Monday, January 29, 2007

Saturday Night's All Right for Fighting in Sweden

Sweden, according to a piece in today's Libération, has just lifted its ban on professional boxing, which had been in force since 1969. A 'Comeback Gala' of eleven fights marked the return of the sport in Gothenberg on Saturday night. Boxing has long been a bête noir of middle-class lefties (but rarely of working-class ones) and Sweden has had it in for it for a long time: I remember, when visiting Stockholm's Olympic Stadium, venue for the 1912 games, reading that the boxing tournament was not held that year due to its illegality in the kingdom. Which obviously means that there was an interregnum of legality between then and 1969.
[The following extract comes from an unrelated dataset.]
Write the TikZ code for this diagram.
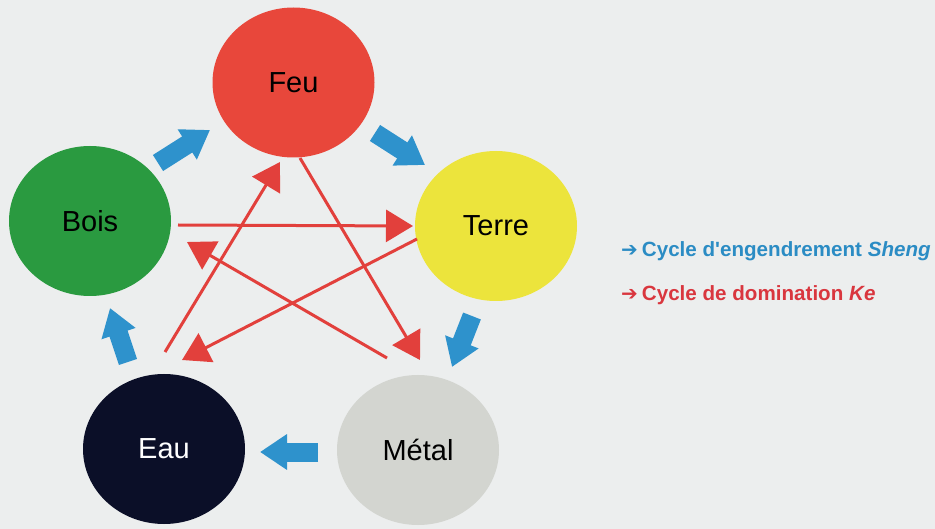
\documentclass[tikz,border=0pt]{standalone}
\usepackage{fontspec}
\setmainfont{Liberation Sans}
\newfontfamily\symfont{DejaVu Sans Bold}
\usetikzlibrary{shapes.geometric,arrows.meta}
\definecolor{bgc}{HTML}{ECEEEE}
\definecolor{feuc}{HTML}{E8473B}
\definecolor{boisc}{HTML}{2A9A40}
\definecolor{terrec}{HTML}{ECE43C}
\definecolor{eauc}{HTML}{0B0F28}
\definecolor{metalc}{HTML}{D3D5D0}
\definecolor{shengc}{HTML}{2E92CC}
\definecolor{kec}{HTML}{E2403C}
\definecolor{legblue}{HTML}{2B8CC4}
\definecolor{legred}{HTML}{D9363E}
\begin{document}
\begin{tikzpicture}[x=1pt,y=-1pt,
  element/.style={ellipse,inner sep=0pt,minimum width=162pt,minimum height=150pt,
    font=\fontsize{29}{32}\selectfont},
  sheng/.style={draw=shengc,fill=shengc,line width=19pt,-{Triangle[width=34pt,length=27pt]}},
  ke/.style={draw=kec,fill=kec,line width=3pt,-{Triangle[width=32pt,length=27pt]}},
  legend/.style={anchor=base west,inner sep=0pt,font=\fontsize{20.6}{23}\selectfont\bfseries}]
\useasboundingbox (0,0) rectangle (935,529);
\fill[bgc] (0,0) rectangle (935,529);

% elements
\node[element,fill=feuc] (feu) at (293.5,82.5) {Feu};
\node[element,fill=boisc] (bois) at (90,221) {Bois};
\node[element,fill=terrec] (terre) at (496,226) {Terre};
\node[element,fill=eauc,text=white] (eau) at (164,449) {Eau};
\node[element,fill=metalc] (metal) at (418,450) {Métal};

% Sheng cycle (blue block arrows)
\coordinate (s1a) at (158,163); \coordinate (s1b) at (210,130);
\coordinate (s2a) at (375,133); \coordinate (s2b) at (425,165);
\coordinate (s3a) at (472,316); \coordinate (s3b) at (452,367);
\coordinate (s4a) at (318,452); \coordinate (s4b) at (260,452);
\coordinate (s5a) at (128,362); \coordinate (s5b) at (110,308);
\draw[sheng] (s1a) -- (s1b);
\draw[sheng] (s2a) -- (s2b);
\draw[sheng] (s3a) -- (s3b);
\draw[sheng] (s4a) -- (s4b);
\draw[sheng] (s5a) -- (s5b);

% Ke cycle (red star)
\coordinate (k1a) at (178,225); \coordinate (k1b) at (413,226);
\coordinate (k2a) at (417,239); \coordinate (k2b) at (182,360);
\coordinate (k3a) at (165,352); \coordinate (k3b) at (280,162);
\coordinate (k4a) at (300,158); \coordinate (k4b) at (420,360);
\coordinate (k5a) at (387,358); \coordinate (k5b) at (187,242);
\draw[ke] (k1a) -- (k1b);
\draw[ke] (k2a) -- (k2b);
\draw[ke] (k3a) -- (k3b);
\draw[ke] (k4a) -- (k4b);
\draw[ke] (k5a) -- (k5b);

% legend
\node[legend,text=legblue] (leg1) at (621,257)
  {{\symfont\fontsize{20}{23}\selectfont ➔}\hspace{4pt}Cycle d\textquotesingle engendrement \textit{Sheng}};
\node[legend,text=legred] (leg2) at (621,301)
  {{\symfont\fontsize{20}{23}\selectfont ➔}\hspace{4pt}Cycle de domination \textit{Ke}};
\end{tikzpicture}
\end{document}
Pro boxing didn't go underground in Sweden, it merely moved across the Gulf of Bothnia to the Swedish-speaking Finnish island of Åland and it attracted a big following on satellite TV, numbering among its supporters former Prime Minister Göran Persson. Now only Norway, Iceland, Cuba and North Korea remain as countries where pro-boxing is forbidden (though of course the Cubans and the Koreans have little problem with the sport per se). Sweden is not going bananas in its tolerance of the sport though, the fights on Saturday night's card were all limited to four rounds of three minutes.